My editor at Fordham University Press, Helen Tartar, understood well the demands placed on me and on the text by those voices, those stories, and the limitations of traditional book design to present the reader with the desired experience. As it happened, Helen and Rebecca Kennison, the director of CDRS, had been exploring the possibility of their teams working together on a project—and this one struck both of them as perfect for just such a collaboration. They approached me with the idea of developing an online version of Dangerous Citizens, and from our first conversation, it was clear that this was the perfect solution to my dilemma. The nature of parerga is such that the format of a printed text does not, quite literally, allow space for all the voices that contributed to the story/history I have outlined. Online is another story—quite literally—indeed.

A Note on the Evolution of Parerga
Parerga are intimately connected with the development of the Western critical tradition, encompassing the historical and discursive development of social and philosophical thought that forms the backdrop for the entire discipline of anthropology, indeed, that has engendered anthropology as an inquiry and a discipline, from its methodology to its epistemology and content. The term initially appeared in Greek in Philotheou Parerga, a text conceived between 1716 and 1718 by the Voivode of Wallachia, Nikolaos Mavrokordatos, as a guide to conduct for his son. (Voivode was an Ottoman rank bestowed upon high-ranking individuals in the occupied lands.) It appeared next in Ayliff’s Parergon Juris Canonici Anglicani; or, A Commentary by Way of Supplement to the Canons and Constitutions of the Church of England in 1726. Both texts make clear that parerga constitute a supplemental and instructional gesture that accompanies a main text or narrative but does so in a resolutely critical manner. In Kant’s Critique of Practical Reason (1788) and later, in a very long note in his second edition of Religion Within the Limits of Reason Alone (1794), the parergon is developed as adornment, embellishment, ornamentation (Zierathen) of the main ergon, the work.

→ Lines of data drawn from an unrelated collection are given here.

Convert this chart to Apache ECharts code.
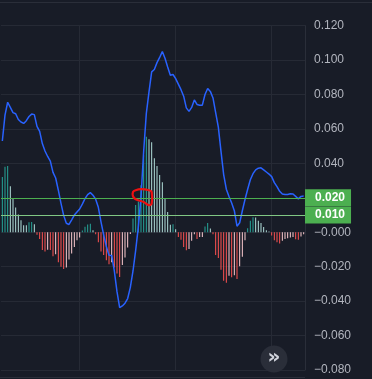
<!DOCTYPE html>
<html>
<head>
<meta charset="utf-8">
<script src="https://cdn.jsdelivr.net/npm/echarts@6/dist/echarts.min.js"></script>
<style>
  html, body { margin: 0; padding: 0; background: #181c27; }
  #chart { width: 372px; height: 379px; }
</style>
</head>
<body>
<div id="chart"></div>
<script>
// MACD 柱状图数值（每根K线一个）
const histValues = [
    0.0321, 0.0380, 0.0385, 0.0267, 0.0196, 0.0143, 0.0103, 0.0070, 0.0041, 0.0040,
    0.0058, 0.0059, 0.0046, -0.0015, -0.0039, -0.0103, -0.0112, -0.0101, -0.0103, -0.0139,
    -0.0128, -0.0174, -0.0201, -0.0213, -0.0205, -0.0159, -0.0124, -0.0085, -0.0046, -0.0031,
    0.0010, 0.0032, 0.0045, 0.0049, 0.0012, -0.0012, -0.0058, -0.0112, -0.0132, -0.0163,
    -0.0186, -0.0174, -0.0205, -0.0240, -0.0260, -0.0190, -0.0147, -0.0089, -0.0010, 0.0080,
    0.0158, 0.0178, 0.0273, 0.0447, 0.0554, 0.0540, 0.0523, 0.0430, 0.0384, 0.0333,
    0.0290, 0.0198, 0.0118, 0.0044, 0.0047, 0.0017, -0.0027, -0.0043, -0.0085, -0.0105,
    -0.0097, -0.0050, -0.0012, -0.0039, -0.0027, -0.0027, 0.0033, 0.0054, 0.0021, -0.0012,
    -0.0132, -0.0150, -0.0218, -0.0281, -0.0294, -0.0252, -0.0262, -0.0250, -0.0272, -0.0198,
    -0.0143, -0.0046, 0.0023, 0.0066, 0.0087, 0.0085, 0.0066, 0.0054, 0.0031, 0.0012,
    0.0005, -0.0019, -0.0046, -0.0058, -0.0066, -0.0050, -0.0039, -0.0035, -0.0030, -0.0028,
    -0.0040, -0.0044, -0.0025, -0.0012
];

// MACD 快线
const macdValues = [
    0.0530, 0.0680, 0.0755, 0.0725, 0.0695, 0.0688, 0.0655, 0.0640, 0.0632, 0.0648,
    0.0672, 0.0686, 0.0683, 0.0615, 0.0586, 0.0515, 0.0472, 0.0440, 0.0413, 0.0348,
    0.0315, 0.0244, 0.0168, 0.0098, 0.0052, 0.0045, 0.0072, 0.0100, 0.0118, 0.0135,
    0.0163, 0.0195, 0.0218, 0.0230, 0.0215, 0.0192, 0.0145, 0.0060, -0.0015, -0.0082,
    -0.0134, -0.0135, -0.0225, -0.0345, -0.0438, -0.0428, -0.0412, -0.0385, -0.0320, -0.0225,
    -0.0105, 0.0031, 0.0205, 0.0470, 0.0690, 0.0815, 0.0931, 0.0945, 0.0985, 0.1015,
    0.1050, 0.1010, 0.0960, 0.0912, 0.0916, 0.0892, 0.0860, 0.0828, 0.0790, 0.0722,
    0.0702, 0.0725, 0.0768, 0.0742, 0.0738, 0.0738, 0.0800, 0.0835, 0.0818, 0.0780,
    0.0695, 0.0610, 0.0470, 0.0335, 0.0250, 0.0208, 0.0170, 0.0125, 0.0035, 0.0055,
    0.0125, 0.0190, 0.0250, 0.0305, 0.0340, 0.0362, 0.0372, 0.0374, 0.0362, 0.0350,
    0.0338, 0.0323, 0.0288, 0.0265, 0.0238, 0.0222, 0.0219, 0.0219, 0.0224, 0.0222,
    0.0208, 0.0194, 0.0208, 0.0210
];

// 水平参考线
const levelValues = [0.020, 0.010];

// 红色手绘圈（K线序号, 数值）
const circleIdx = [49.1, 49.7, 51.6, 55.4, 56.0, 56.2, 55.4, 52.9, 50.4, 49.4];
const circleVal = [0.0234, 0.0244, 0.0250, 0.0244, 0.0234, 0.0167, 0.0157, 0.0176, 0.0192, 0.0209];

const categories = histValues.map((v, i) => String(i));

// 柱子颜色: 正值上升/下降, 负值下降/上升
function histColor(i) {
    const v = histValues[i];
    const prev = i > 0 ? histValues[i - 1] : v;
    if (v >= 0) return v >= prev ? '#26a69a' : '#b2dfdb';
    return v < prev ? '#ff5252' : '#ffcdd2';
}

function fmt(v) {
    const s = Math.abs(v).toFixed(3);
    return (v <= 0 ? '\u2212' : '') + s;
}

const chart = echarts.init(document.getElementById('chart'));

const option = {
    backgroundColor: '#181c27',
    animation: false,
    grid: {
        left: 1,
        right: 67,
        top: 25.6,
        bottom: 9
    },
    xAxis: {
        type: 'category',
        data: categories,
        boundaryGap: true,
        axisLine: { show: false },
        axisTick: { show: false },
        axisLabel: { show: false },
        splitLine: {
            show: true,
            alignWithLabel: true,
            interval: (idx) => idx % 36 === 29,
            lineStyle: { color: '#262a35', width: 1 }
        }
    },
    yAxis: {
        type: 'value',
        position: 'right',
        min: -0.08,
        max: 0.12,
        interval: 0.02,
        axisLine: { show: true, lineStyle: { color: '#2a2e39' } },
        axisTick: { show: false },
        axisLabel: {
            color: '#b2b5be',
            fontSize: 12,
            fontFamily: 'Liberation Sans',
            margin: 9,
            formatter: (v) => Math.abs(v - 0.02) < 1e-9 ? '' : fmt(v)
        },
        splitLine: { lineStyle: { color: '#262a35', width: 1 } }
    },
    series: [
        {
            name: 'hist',
            type: 'bar',
            barWidth: 1,
            data: histValues.map((v, i) => ({ value: v, itemStyle: { color: histColor(i) } })),
            z: 2
        },
        {
            name: 'macd',
            type: 'line',
            data: macdValues,
            symbol: 'none',
            lineStyle: { color: '#2962ff', width: 1.5 },
            z: 4,
            markLine: {
                silent: true,
                symbol: 'none',
                data: levelValues.map((v, i) => ({
                    yAxis: v,
                    lineStyle: { color: i === 0 ? '#4caf50' : '#81c784', width: 1, type: 'solid' }
                })),
                label: {
                    show: true,
                    position: 'end',
                    distance: 0,
                    formatter: (p) => p.value.toFixed(3),
                    backgroundColor: '#4caf50',
                    color: '#ffffff',
                    fontWeight: 'bold',
                    fontSize: 12,
                    fontFamily: 'Liberation Sans',
                    lineHeight: 13,
                    padding: [2, 6, 2, 10]
                }
            }
        }
    ]
};

chart.setOption(option);

// 画面边框、红圈和右下角按钮
const circlePts = circleIdx.map((x, i) => chart.convertToPixel({ gridIndex: 0 }, [x, circleVal[i]]));

chart.setOption({
    graphic: [
        {
            type: 'line',
            shape: { x1: 0, y1: 2.5, x2: 372, y2: 2.5 },
            style: { stroke: '#2a2e39', lineWidth: 1 },
            silent: true
        },
        {
            type: 'line',
            shape: { x1: 0, y1: 377.5, x2: 305, y2: 377.5 },
            style: { stroke: '#2a2e39', lineWidth: 1 },
            silent: true
        },
        {
            type: 'polygon',
            shape: { points: circlePts, smooth: 0.35 },
            style: { stroke: '#ee1111', fill: null, lineWidth: 2.2 },
            z: 100,
            silent: true
        },
        {
            type: 'circle',
            shape: { cx: 274, cy: 359, r: 13.5 },
            style: { fill: '#2a2e39' },
            z: 100,
            silent: true
        },
        {
            type: 'text',
            x: 274,
            y: 358,
            style: {
                text: '\u00bb',
                fill: '#d1d4dc',
                fontSize: 20,
                fontWeight: 'bold',
                fontFamily: 'DejaVu Sans',
                align: 'center',
                verticalAlign: 'middle'
            },
            z: 101,
            silent: true
        }
    ]
});
</script>
</body>
</html>
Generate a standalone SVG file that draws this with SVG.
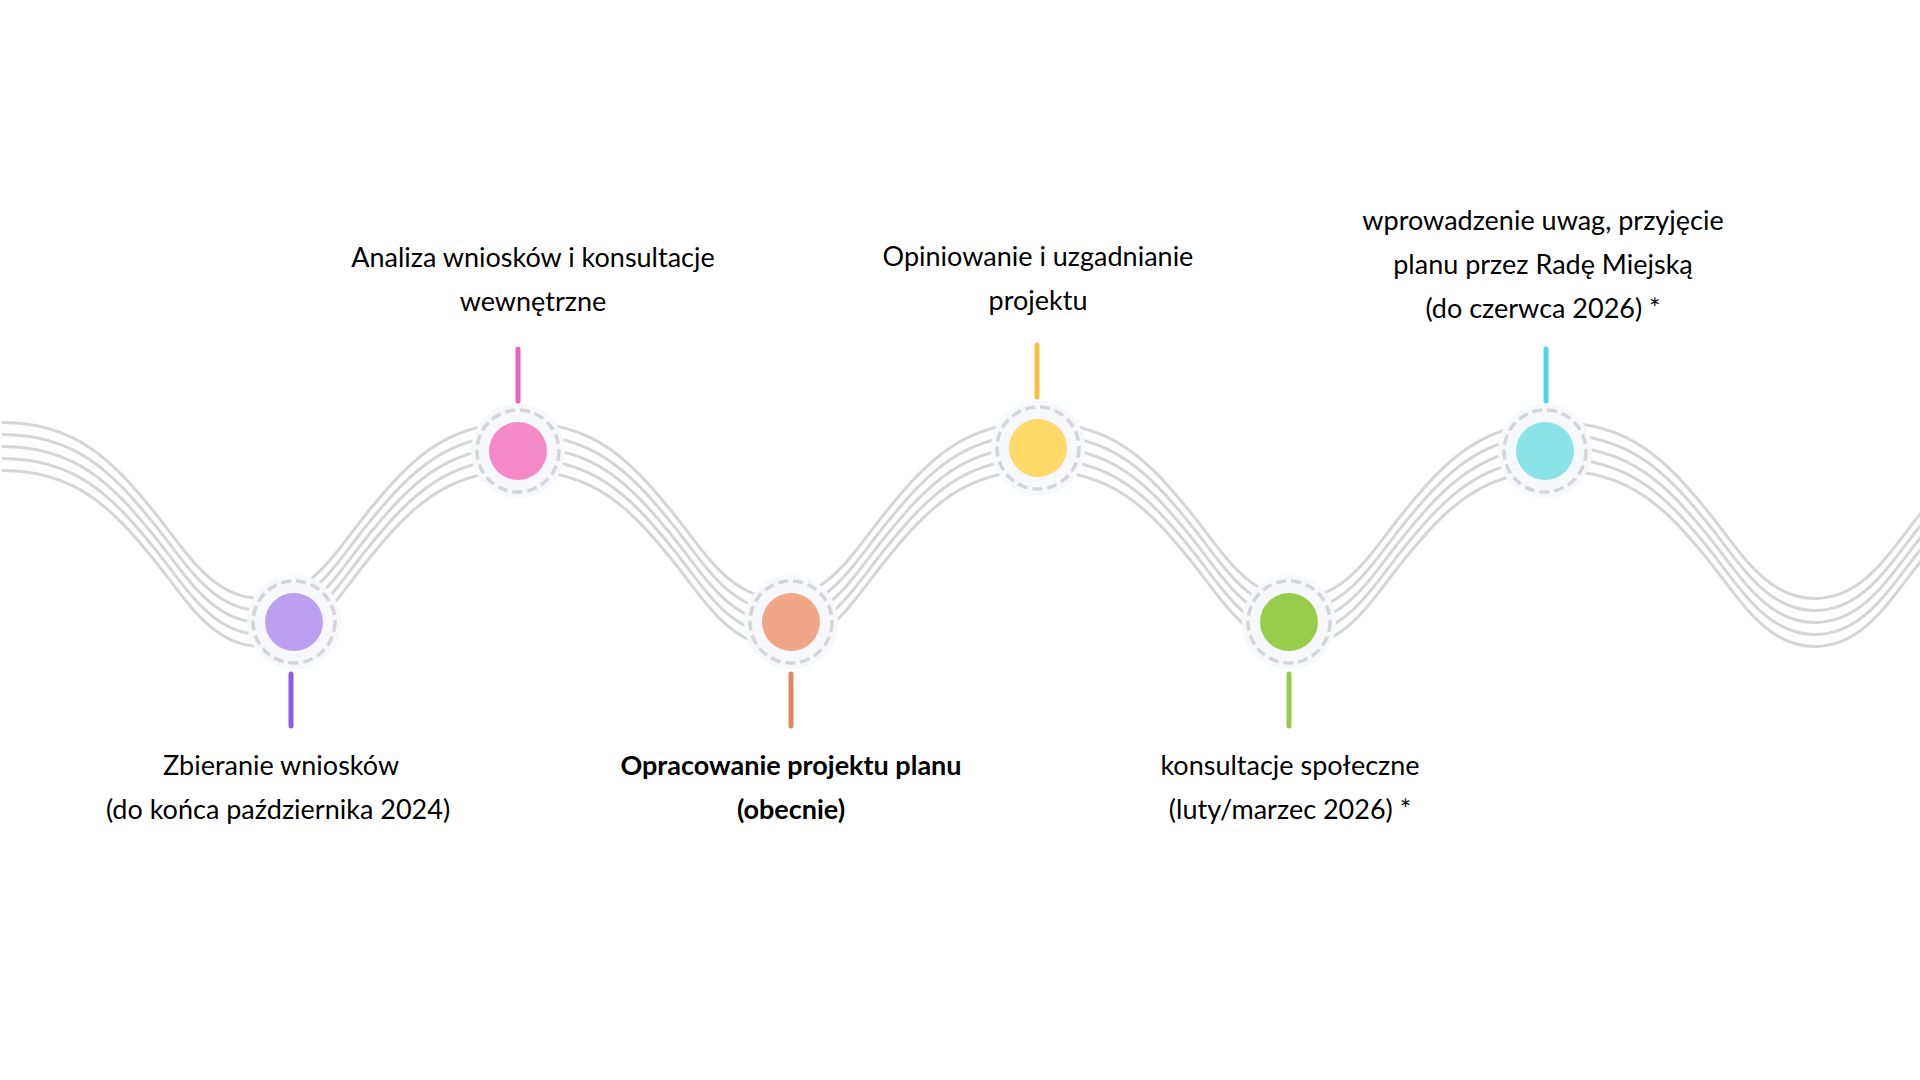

Half a century later, in 1851, Arthur Schopenhauer published his Parerga and Parelipomena, a work that, Schopenhauer explained, was subsidiary to his other, more systematic works, could not find a place in those other works, and dealt primarily with philosophical issues that positioned the subject with regard to the legal system, death, and existence.

Derrida brought the idea of the parergon one step closer to anthropology by threading together anthropology and the logic of the supplement in Claude Lévi-Strauss’s Tristes Tropiques. Lévi-Strauss, placing his work in a direct line of descent from Rousseau, makes Tristes Tropiques “at the same time The Confessions and a sort of supplement to the Supplément au voyage de Bougainville,” Derrida notes (1976: 107). The supplement, Derrida continues, replaces and intervenes (tient-lieu), as its presence is as dangerous to the structure as is its absence (1976: 141–64, 216–69). It is precisely this critical texture of the parergon, its capability to contain text that is both explanatory and indispensible, that raises the stakes of the reading experience that I am exploring here.